This presentation introduces a class of algorithms for stratifying a population using a known positive stratification variable X. The range of X is divided in non-overlapping intervals that define the strata. The units whose X-values are in a given interval are a stratum. The determination of stratum boundaries is discussed in this presentation. Several criteria can be envisaged. One can minimize the anticipated sample size for estimating the population total of a survey variable, with a given level of precision. One can also minimize the variance of an estimate of this total for a fixed sample size. In these calculations one can assume that the survey and the stratification variables coincide. Models can also be used to account for a discrepancy between the two. The optimal stratum boundaries depend on an allocation rule for distributing the sample points to the strata and several rules are available.
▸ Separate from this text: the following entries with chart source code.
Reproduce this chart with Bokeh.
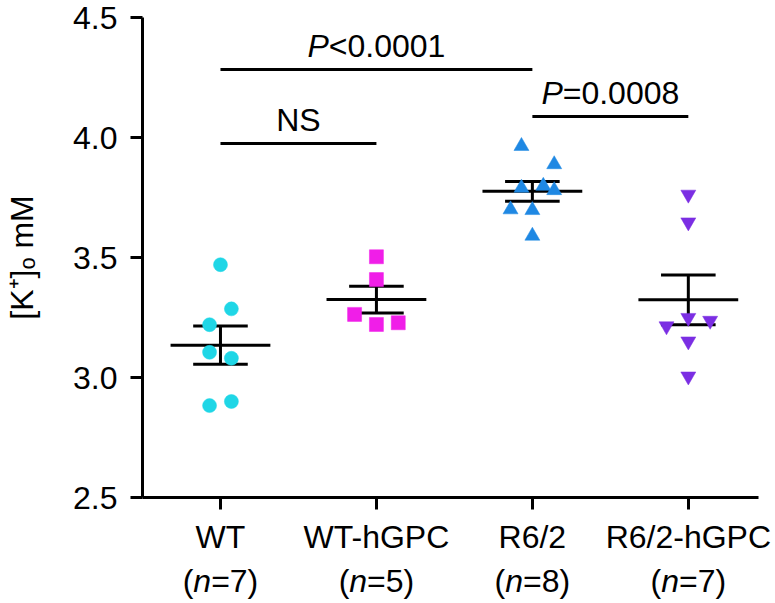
import numpy as np
from bokeh.plotting import figure
from bokeh.layouts import column
from bokeh.models import Range1d, FixedTicker
from bokeh.embed import file_html
from bokeh.resources import INLINE
from bokeh.core.properties import value

# ---------------- data ----------------
groups = ["WT", "WT-hGPC", "R6/2", "R6/2-hGPC"]
n_counts = ["7", "5", "8", "7"]

wt = [3.47, 3.286, 3.22, 3.105, 3.08, 2.883, 2.90]
wt_jitter = [0.0, 0.07, -0.07, -0.07, 0.07, -0.07, 0.07]
wt_hgpc = [3.503, 3.408, 3.263, 3.221, 3.228]
wt_hgpc_jitter = [0.0, 0.0, -0.14, 0.0, 0.14]
r62 = [3.964, 3.888, 3.79, 3.798, 3.78, 3.70, 3.697, 3.59]
r62_jitter = [-0.07, 0.14, -0.07, 0.07, 0.14, -0.14, 0.0, 0.0]
r62_hgpc = [3.7625, 3.647, 3.214, 3.249, 3.237, 3.151, 3.005]
r62_hgpc_jitter = [0.0, 0.0, -0.14, 0.0, 0.14, 0.0, 0.0]

series = [wt, wt_hgpc, r62, r62_hgpc]
jitters = [wt_jitter, wt_hgpc_jitter, r62_jitter, r62_hgpc_jitter]
colors = ["#1fd6e6", "#f01ee8", "#1f88e3", "#7b2ee3"]
markers = ["circle", "square", "triangle", "inverted_triangle"]
marker_sizes = [14, 14, 15, 15]

y_ticks = [2.5, 3.0, 3.5, 4.0, 4.5]

# significance comparisons: (group a, group b, bar level, italic prefix, rest)
comparisons = [
    (0, 2, 4.283, "P", "<0.0001"),
    (0, 1, 3.975, "", "NS"),
    (2, 3, 4.0875, "P", "=0.0008"),
]

FONT = "Liberation Sans"
FS = 32
CHAR_W = {'P': .667, '<': .584, '=': .584, '0': .556, '.': .278, '1': .556,
          '8': .556, '(': .333, ')': .333, 'n': .556, '5': .556, '7': .556,
          'N': .722, 'S': .667}


def tw(s):
    return sum(CHAR_W.get(c, .556) for c in s) * FS


W = 775
H_MAIN = 557
H_SUB = 43
BL, BR, BT = 142, 17, 17

x_range = Range1d(0.5, 4.45)

# ---------------- main figure ----------------
p = figure(width=W, height=H_MAIN, x_range=x_range, y_range=Range1d(2.5, 4.5),
           output_backend="svg", toolbar_location=None,
           min_border_left=BL, min_border_right=BR, min_border_top=BT, min_border_bottom=H_MAIN - 497)
p.outline_line_color = None
p.grid.visible = False

positions = list(range(1, len(groups) + 1))

# mean +/- SEM lines
for pos, vals in zip(positions, series):
    v = np.array(vals)
    m = v.mean()
    sem = v.std(ddof=1) / np.sqrt(len(v))
    p.segment(x0=[pos - 0.32], x1=[pos + 0.32], y0=[m], y1=[m], line_color="black", line_width=3)
    p.segment(x0=[pos - 0.175, pos - 0.175], x1=[pos + 0.175, pos + 0.175],
              y0=[m + sem, m - sem], y1=[m + sem, m - sem], line_color="black", line_width=3)
    p.segment(x0=[pos], x1=[pos], y0=[m - sem], y1=[m + sem], line_color="black", line_width=3)

# points
for pos, vals, jit, c, mk, sz in zip(positions, series, jitters, colors, markers, marker_sizes):
    xs = [pos + j for j in jit]
    p.scatter(x=xs, y=vals, marker=mk, size=sz, fill_color=c, line_color=c, line_width=0.5)

# significance bars
for a, b, lvl, pre, rest in comparisons:
    xa, xb = positions[a], positions[b]
    p.segment(x0=[xa], x1=[xb], y0=[lvl], y1=[lvl], line_color="black", line_width=3)
    total = tw(pre) + tw(rest)
    start = -total / 2
    xm = (xa + xb) / 2
    ty = lvl + 0.10
    if pre:
        p.text(x=[xm], y=[ty], text=[pre], x_offset=start, text_align="left",
               text_baseline="alphabetic", text_font=value(FONT), text_font_size=f"{FS}px",
               text_font_style="italic", text_color="black")
    p.text(x=[xm], y=[ty], text=[rest], x_offset=start + tw(pre), text_align="left",
           text_baseline="alphabetic", text_font=value(FONT), text_font_size=f"{FS}px",
           text_color="black")

# axes
yax = p.yaxis[0]
yax.ticker = FixedTicker(ticks=y_ticks)
yax.major_label_overrides = {t: f"{t:.1f}" for t in y_ticks}
yax.axis_label = "[K\u207a]\u2092 mM"
yax.axis_label_text_font_style = "normal"
yax.axis_label_text_font = FONT
yax.axis_label_text_font_size = f"{FS}px"
yax.axis_label_text_color = "black"
yax.axis_label_standoff = 30

xax = p.xaxis[0]
xax.ticker = FixedTicker(ticks=positions)
xax.major_label_overrides = {pos: g for pos, g in zip(positions, groups)}

for ax in (xax, yax):
    ax.axis_line_width = 3
    ax.axis_line_color = "black"
    ax.major_tick_line_width = 3
    ax.major_tick_line_color = "black"
    ax.major_tick_out = 12
    ax.major_tick_in = 0
    ax.minor_tick_out = 0
    ax.minor_tick_in = 0
    ax.major_label_text_font = FONT
    ax.major_label_text_font_size = f"{FS}px"
    ax.major_label_text_color = "black"
xax.major_label_standoff = 9
yax.major_label_standoff = 13

# ---------------- second line of category labels: "(n=..)" ----------------
q = figure(width=W, height=H_SUB, x_range=x_range, y_range=Range1d(0, H_SUB),
           output_backend="svg", toolbar_location=None,
           min_border_left=BL, min_border_right=BR, min_border_top=0, min_border_bottom=0)
q.outline_line_color = None
q.grid.visible = False
q.axis.visible = False

for pos, n in zip(positions, n_counts):
    pieces = [("(", "normal"), ("n", "italic"), ("=" + n + ")", "normal")]
    total = sum(tw(s) for s, _ in pieces)
    off = -total / 2
    for s, st in pieces:
        q.text(x=[pos], y=[20], text=[s], x_offset=off, text_align="left",
               text_baseline="middle", text_font=value(FONT), text_font_size=f"{FS}px",
               text_font_style=st, text_color="black")
        off += tw(s)

layout = column(p, q, spacing=0)
open("out.html", "w").write(file_html(layout, INLINE))
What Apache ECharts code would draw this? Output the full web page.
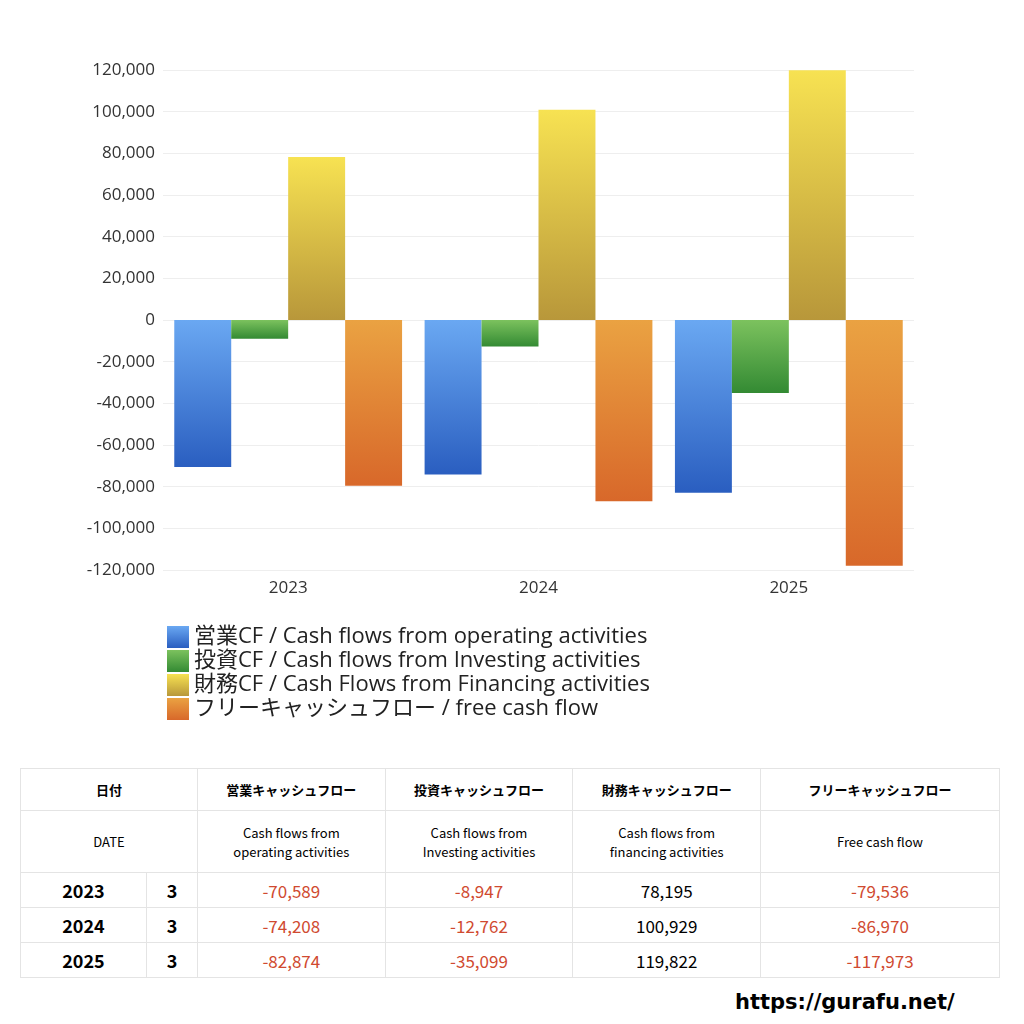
<!DOCTYPE html>
<html><head><meta charset="utf-8">
<script src="https://cdn.jsdelivr.net/npm/echarts@6/dist/echarts.min.js"></script>
<style>
body{margin:0;background:#fff;font-family:"Noto Sans CJK JP",sans-serif;}
#chart{position:absolute;left:0;top:0;width:1024px;height:740px;}
table{position:absolute;left:20px;top:768px;width:980px;border-collapse:collapse;font-size:13px;}
td{border:1px solid #e4e4e4;text-align:center;padding:0;}
.h1 td{height:41px;font-weight:bold;}
.h2 td{height:61px;}
.d td{height:34px;font-size:17px;}
.d td.y{font-weight:bold;font-size:18px;}
.neg{color:#d04a30;}
#url{position:absolute;left:735px;top:990px;font-size:21px;font-weight:bold;font-family:"DejaVu Sans",sans-serif;}
</style></head><body>
<div id="chart"></div>
<table id="tbl"></table>
<div id="url">https://gurafu.net/</div>
<script>
var years = ['2023', '2024', '2025'];
var operating = [-70589, -74208, -82874];
var investing = [-8947, -12762, -35099];
var financing = [78195, 100929, 119822];
var freeCF = [-79536, -86970, -117973];
var names = ['営業CF / Cash flows from operating activities', '投資CF / Cash flows from Investing activities',
  '財務CF / Cash Flows from Financing activities', 'フリーキャッシュフロー / free cash flow'];

function grad(a, b) {
  return new echarts.graphic.LinearGradient(0, 0, 0, 1, [{offset: 0, color: a}, {offset: 1, color: b}]);
}
var colors = [grad('#6aa8f2', '#2a5ec0'), grad('#7cc25e', '#338a33'), grad('#f7e252', '#b8973a'), grad('#eaa242', '#d8682a')];
var data = [operating, investing, financing, freeCF];

var myChart = echarts.init(document.getElementById('chart'));
option = {
  animation: false,
  textStyle: {fontFamily: 'Noto Sans CJK JP'},
  grid: {left: 163, right: 110, top: 70, bottom: 170},
  legend: {
    orient: 'vertical', left: 162, top: 621, itemWidth: 22, itemHeight: 22, itemGap: 2, icon: 'rect',
    textStyle: {fontSize: 22, color: '#222', fontFamily: 'Open Sans, Noto Sans CJK JP'}
  },
  xAxis: {
    type: 'category', data: years,
    axisLine: {show: false}, axisTick: {show: false},
    axisLabel: {fontSize: 17, color: '#333', margin: 10, fontFamily: 'Open Sans'}
  },
  yAxis: {
    type: 'value', min: -120000, max: 120000, interval: 20000,
    axisLabel: {fontSize: 17, color: '#333', fontFamily: 'Open Sans', formatter: function (v) { return v.toLocaleString('en-US'); }},
    splitLine: {lineStyle: {color: '#eee'}}
  },
  series: data.map(function (d, i) {
    return {name: names[i], type: 'bar', data: d, barGap: 0, barCategoryGap: '9%',
      itemStyle: {color: colors[i]}};
  })
};
myChart.setOption(option);

var fmt = function (v) { return v.toLocaleString('en-US'); };
var html = '<tr class="h1"><td colspan="2">日付</td><td>営業キャッシュフロー</td><td>投資キャッシュフロー</td><td>財務キャッシュフロー</td><td style="width:238px">フリーキャッシュフロー</td></tr>' +
  '<tr class="h2"><td colspan="2">DATE</td><td>Cash flows from<br>operating activities</td><td>Cash flows from<br>Investing activities</td><td>Cash flows from<br>financing activities</td><td>Free cash flow</td></tr>';
years.forEach(function (y, i) {
  html += '<tr class="d"><td class="y" style="width:125px">' + y + '</td><td class="y" style="width:50px">3</td>';
  data.forEach(function (d) {
    html += '<td class="' + (d[i] < 0 ? 'neg' : '') + '">' + fmt(d[i]) + '</td>';
  });
  html += '</tr>';
});
document.getElementById('tbl').innerHTML = html;
</script>
</body></html>
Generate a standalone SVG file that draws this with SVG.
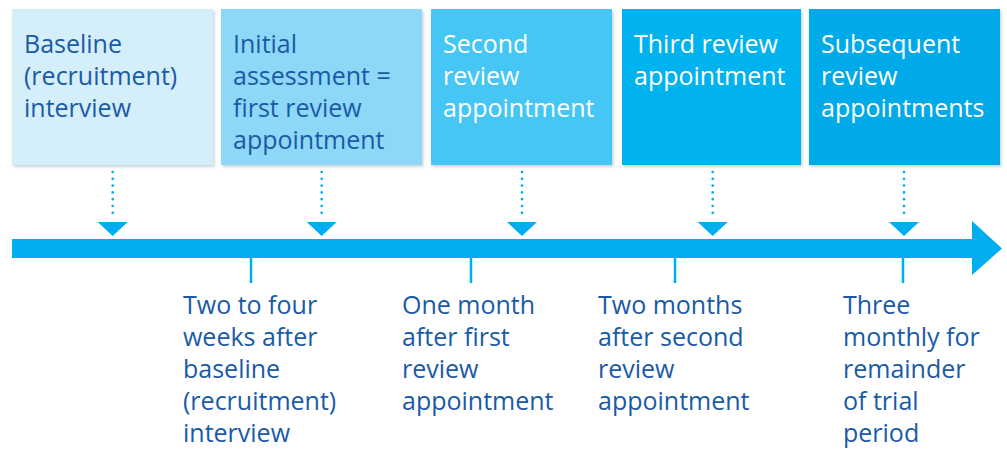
<svg xmlns="http://www.w3.org/2000/svg" width="1007" height="450" viewBox="0 0 1007 450">
<style>
text{font-family:"Open Sans","Noto Sans","Liberation Sans",sans-serif;font-size:25px}
.dk{fill:#1a5aa6}
.wt{fill:#ffffff}
.dot{stroke:#00aeef;stroke-width:2.7;stroke-linecap:round;stroke-dasharray:0 6.8;fill:none}
.tick{stroke:#00aeef;stroke-width:2.5}
.tri{fill:#00aeef}
</style>
<defs>
<filter id="sh" x="-5%" y="-5%" width="115%" height="115%">
<feDropShadow dx="1.5" dy="2" stdDeviation="1.6" flood-color="#6a7f95" flood-opacity="0.35"/>
</filter>
</defs>
<rect width="1007" height="450" fill="#ffffff"/>
<g id="box1"><rect x="12" y="9" width="201" height="156" fill="#d4eefa" filter="url(#sh)"/>
<text class="dk"><tspan x="24" y="53">Baseline</tspan><tspan x="24" y="85">(recruitment)</tspan><tspan x="24" y="117">interview</tspan></text></g>
<g id="box2"><rect x="221" y="9" width="201" height="156" fill="#8dd8f6" filter="url(#sh)"/>
<text class="dk"><tspan x="233" y="53">Initial</tspan><tspan x="233" y="85">assessment =</tspan><tspan x="233" y="117">first review</tspan><tspan x="233" y="149">appointment</tspan></text></g>
<g id="box3"><rect x="431" y="9" width="181" height="156" fill="#45c6f5" filter="url(#sh)"/>
<text class="wt"><tspan x="443" y="53">Second</tspan><tspan x="443" y="85">review</tspan><tspan x="443" y="117">appointment</tspan></text></g>
<g id="box4"><rect x="622" y="9" width="179" height="156" fill="#00b3ee" filter="url(#sh)"/>
<text class="wt"><tspan x="634" y="53">Third review</tspan><tspan x="634" y="85">appointment</tspan></text></g>
<g id="box5"><rect x="809" y="9" width="191" height="156" fill="#00aae9" filter="url(#sh)"/>
<text class="wt"><tspan x="821" y="53">Subsequent</tspan><tspan x="821" y="85">review</tspan><tspan x="821" y="117">appointments</tspan></text></g>
<g id="timeline">
<rect x="12" y="239" width="962" height="19" fill="#00aeef"/>
<polygon points="972,221 1002,248.5 972,275" fill="#00aeef"/>
</g>
<g id="connectors">
<line class="dot" x1="112.7" y1="172" x2="112.7" y2="214"/>
<line class="dot" x1="321.7" y1="172" x2="321.7" y2="214"/>
<line class="dot" x1="522" y1="172" x2="522" y2="214"/>
<line class="dot" x1="712.7" y1="172" x2="712.7" y2="214"/>
<line class="dot" x1="904" y1="172" x2="904" y2="214"/>
<polygon class="tri" points="97.7,222 127.7,222 112.7,236"/>
<polygon class="tri" points="306.7,222 336.7,222 321.7,236"/>
<polygon class="tri" points="507,222 537,222 522,236"/>
<polygon class="tri" points="697.7,222 727.7,222 712.7,236"/>
<polygon class="tri" points="889,222 919,222 904,236"/>
<line class="tick" x1="251" y1="257" x2="251" y2="283"/>
<line class="tick" x1="471" y1="257" x2="471" y2="283"/>
<line class="tick" x1="675" y1="257" x2="675" y2="283"/>
<line class="tick" x1="903" y1="257" x2="903" y2="283"/>
</g>
<g id="label1"><text class="dk"><tspan x="183" y="314">Two to four</tspan><tspan x="183" y="346">weeks after</tspan><tspan x="183" y="378">baseline</tspan><tspan x="183" y="410">(recruitment)</tspan><tspan x="183" y="442">interview</tspan></text></g>
<g id="label2"><text class="dk"><tspan x="402" y="314">One month</tspan><tspan x="402" y="346">after first</tspan><tspan x="402" y="378">review</tspan><tspan x="402" y="410">appointment</tspan></text></g>
<g id="label3"><text class="dk"><tspan x="598" y="314">Two months</tspan><tspan x="598" y="346">after second</tspan><tspan x="598" y="378">review</tspan><tspan x="598" y="410">appointment</tspan></text></g>
<g id="label4"><text class="dk"><tspan x="843" y="314">Three</tspan><tspan x="843" y="346">monthly for</tspan><tspan x="843" y="378">remainder</tspan><tspan x="843" y="410">of trial</tspan><tspan x="843" y="442">period</tspan></text></g>
</svg>
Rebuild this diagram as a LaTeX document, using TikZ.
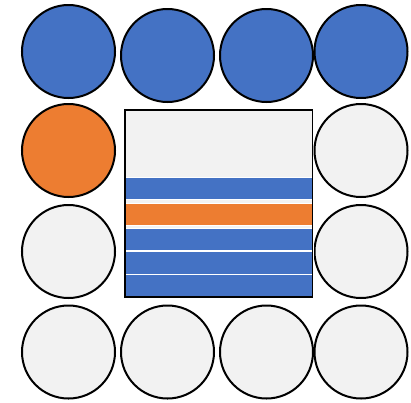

In some instance one might be interested in having a take-all stratum for the “large” units and/or a take-none stratum for the small ones. An R-package called stratification which implements most of these procedures will be used. The basic methods of Dalenius and Hodge and of Gunning and Horgan will be presented together with iterative procedures similar to that of Lavallée and Hidiroglou. Two algorithms for determining optimal boundaries, attributable to Sethi and Kozak, will be compared. The presentation will consist in a series of case studies illustrating various aspects of these procedures using real populations.
Keywords: Neyman allocation; Take all stratum; Take none stratum
Biography: Louis-Paul Rivest is Professor of Statistics at Université laval. He has a Canada Research Chair in Statistical Sampling and Data Analysis. He has been an active researcher in survey sampling for more than 20 years.